Among the emotional avoidance behaviors are:

  • Avoiding locations and activities that will trigger you to relive the incident
  • Inability to feel love 
  • Inability to recollect key details of a certain incident
  • Losing interest in your family and friends
  • Feeling disconnected from people you care about 
  • Avoiding conversations, thoughts, or feelings
  • Avoiding interactions with people who bring up memories of an event

Others may engage in tension-relieving actions like as:

  • Food bingeing
  • Engaging in risky behavior
  • Self-harming behaviors
  • Allowing suicidal thoughts
  • Spending a large amount of money

Effects of Emotional Avoidance

Emotions provide vital psychological and physiological functions. Your emotions give you information about yourself and the world around you. They communicate and motivate people to take action.  

Avoiding your emotions requires significant work as well, and as the emotions you are avoiding become stronger, more and more effort is required. As a result, you may have little energy left over for the important things in your life, such as family and friends. Furthermore, focusing all of your energy on avoiding certain feelings may make it harder to manage other experiences, such as anger and aggravation, increasing your likelihood of becoming “on edge” and furious.

While emotional avoidance temporarily suppresses unpleasant emotions, the emotions you’re attempting to avoid may become more difficult to ignore over time. In an attempt to serve their functions, your emotions may “fight back.”

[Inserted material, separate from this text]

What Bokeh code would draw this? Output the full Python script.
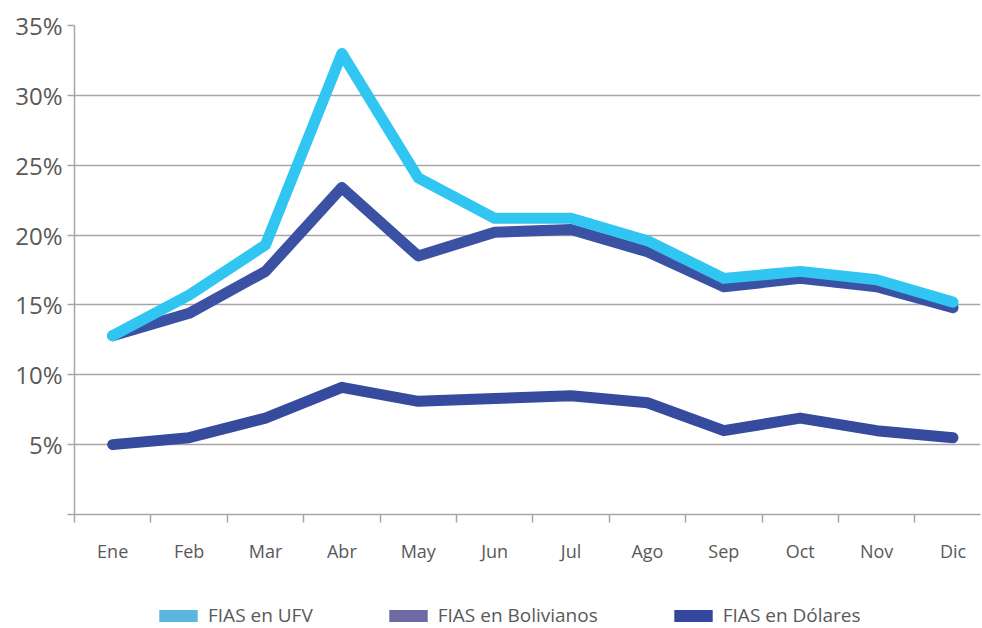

Ways to deal with emotional avoidance

Identify your feelings

When you detect a shift in your mood, take a moment to pause and identify the feeling that has been aroused. Consider yourself on a balcony, watching automobiles pass by. Just like you could name different car models as they pass, you might begin to practice observing and naming your emotions from a distance as they come. This can assist you in bringing clarity to your emotional environment, which is frequently chaotic and messy. Learning mindfulness techniques can be quite beneficial in developing the ability to pay attention to what you are experiencing in the present moment without criticizing or being frustrated with yourself or your emotions.

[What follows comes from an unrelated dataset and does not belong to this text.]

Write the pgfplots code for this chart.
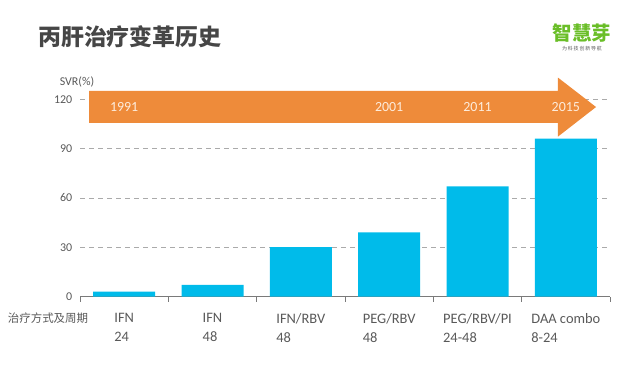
\documentclass[border=0pt]{standalone}
\usepackage{pgfplots}
\pgfplotsset{compat=1.18}
\usepackage{fontspec}
\setmainfont{Carlito}
\newfontfamily\cjk{Noto Sans CJK SC}
\definecolor{barblue}{RGB}{0,187,234}
\definecolor{arrowc}{RGB}{238,139,58}
\definecolor{yearc}{RGB}{253,236,220}
\definecolor{txt}{RGB}{89,89,89}
\definecolor{gridc}{RGB}{170,170,170}
\definecolor{titlec}{RGB}{70,70,70}
\definecolor{logoc}{RGB}{106,190,40}
\begin{document}
\begin{tikzpicture}
\path[use as bounding box] (0,0) rectangle (640bp,371bp);
\begin{axis}[
  at={(80bp,74.5bp)}, anchor=south west,
  scale only axis, width=530bp, height=197.2bp,
  xmin=-0.5, xmax=5.5, ymin=0, ymax=120,
  clip=false,
  axis lines*=left,
  y axis line style={draw=none},
  x axis line style={draw=txt!80, line width=0.8pt},
  ytick={0,30,60,90,120},
  ymajorgrids,
  grid style={draw=gridc, dash pattern=on 5bp off 4bp, line width=0.6pt},
  ytick style={draw=none},
  yticklabel style={text=txt, font=\fontsize{12}{14}\selectfont},
  /pgf/number format/assume math mode=true,
  xtick={0,1,2,3,4,5},
  xticklabels={{IFN\\24},{IFN\\48},{IFN/RBV\\48},{PEG/RBV\\48},{PEG/RBV/PI\\24-48},{DAA combo\\8-24}},
  xticklabel style={align=left, text=txt, font=\fontsize{14.5}{19.5}\selectfont, anchor=north, yshift=-9bp},
  major x tick style={draw=none},
  minor xtick={-0.5,0.5,1.5,2.5,3.5,4.5,5.5},
  minor x tick style={draw=txt!80, line width=0.8pt},
  minor tick length=5bp,
  tick align=outside,
]
\addplot[ybar, bar width=62bp, fill=barblue, draw=none] coordinates {(0,3) (1,7) (2,30) (3,39) (4,67) (5,96)};
\fill[arrowc] (axis cs:-0.398,125.1) -- (axis cs:4.911,125.1) -- (axis cs:4.911,133.2) -- (axis cs:5.342,115.3) -- (axis cs:4.911,97.3) -- (axis cs:4.911,105.6) -- (axis cs:-0.398,105.6) -- cycle;
\node[text=yearc, font=\fontsize{14}{16}\selectfont] at (axis cs:0,115.3) {1991};
\node[text=yearc, font=\fontsize{14}{16}\selectfont] at (axis cs:3,115.3) {2001};
\node[text=yearc, font=\fontsize{14}{16}\selectfont] at (axis cs:4,115.3) {2011};
\node[text=yearc, font=\fontsize{14}{16}\selectfont] at (axis cs:5,115.3) {2015};
\end{axis}
\node[anchor=west, text=titlec, font=\cjk\bfseries\fontsize{23}{26}\selectfont, inner sep=0pt] at (38bp,334bp) {丙肝治疗变革历史};
\node[text=txt, font=\fontsize{12}{14}\selectfont, inner sep=0pt] at (77bp,289.5bp) {SVR(\%)};
\node[text=txt, font=\cjk\fontsize{11.5}{13}\selectfont, inner sep=0pt] at (48bp,53bp) {治疗方式及周期};
\node[text=logoc, font=\cjk\bfseries\fontsize{19.5}{22}\selectfont, inner sep=0pt] at (582bp,338bp) {智慧芽};
\node[text=txt, font=\cjk\fontsize{5}{6}\selectfont, inner sep=0pt] at (582bp,322.5bp) {为\,科\,技\,创\,新\,导\,航};
\end{tikzpicture}
\end{document}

Recognize your relationship with your emotions

What is your emotional relationship like? It is critical to reflect on this because how you think about negative emotions influences how you feel about them, as well as how you behave and respond to them. For example, suppose you believe that negative emotions are an inconvenience and a sign of weakness. In that case, you may become frustrated when you or others experience them, leading you to avoid them. This can become automatic and habitual, so it can help break a habit by noticing and identifying when these patterns are occurring.

Discover your emotional triggers.

Being in touch with our bodies can assist you in detecting your emotions and determining what may have prompted them. Understanding the triggers might help you be more prepared for specific emotions and manage them more effectively. For example, if I know that speaking at a meeting usually causes me anxiety, I can take a few moments to calm myself down by taking 10 deep breaths. You might gently and curiously ask yourself the following questions:

  • What sparked my emotion?
  • What is this emotion attempting to tell me?
  • What does this emotion imply I require right now?

Asking questions about your emotions might help you take a step back and comprehend what your mind and body are telling you.

Express your feelings to yourself and others

Taking a moment to check in with yourself and express yourself might be beneficial. If left untreated, this may prevent emotions from building up over time. Journaling, drawing, and painting are all useful ways to communicate one’s emotions. You can also express your emotions with people you trust and feel safe around. As a result, others may feel more comfortable opening up to you, which can improve the quality and intimacy of your relationships.

Emotional avoidance is difficult to eradicate, but there are viable alternatives. It’s critical to realize that you can live a complete life without avoiding situations or people. It is never too late to help yourself and deal with emotional avoidance.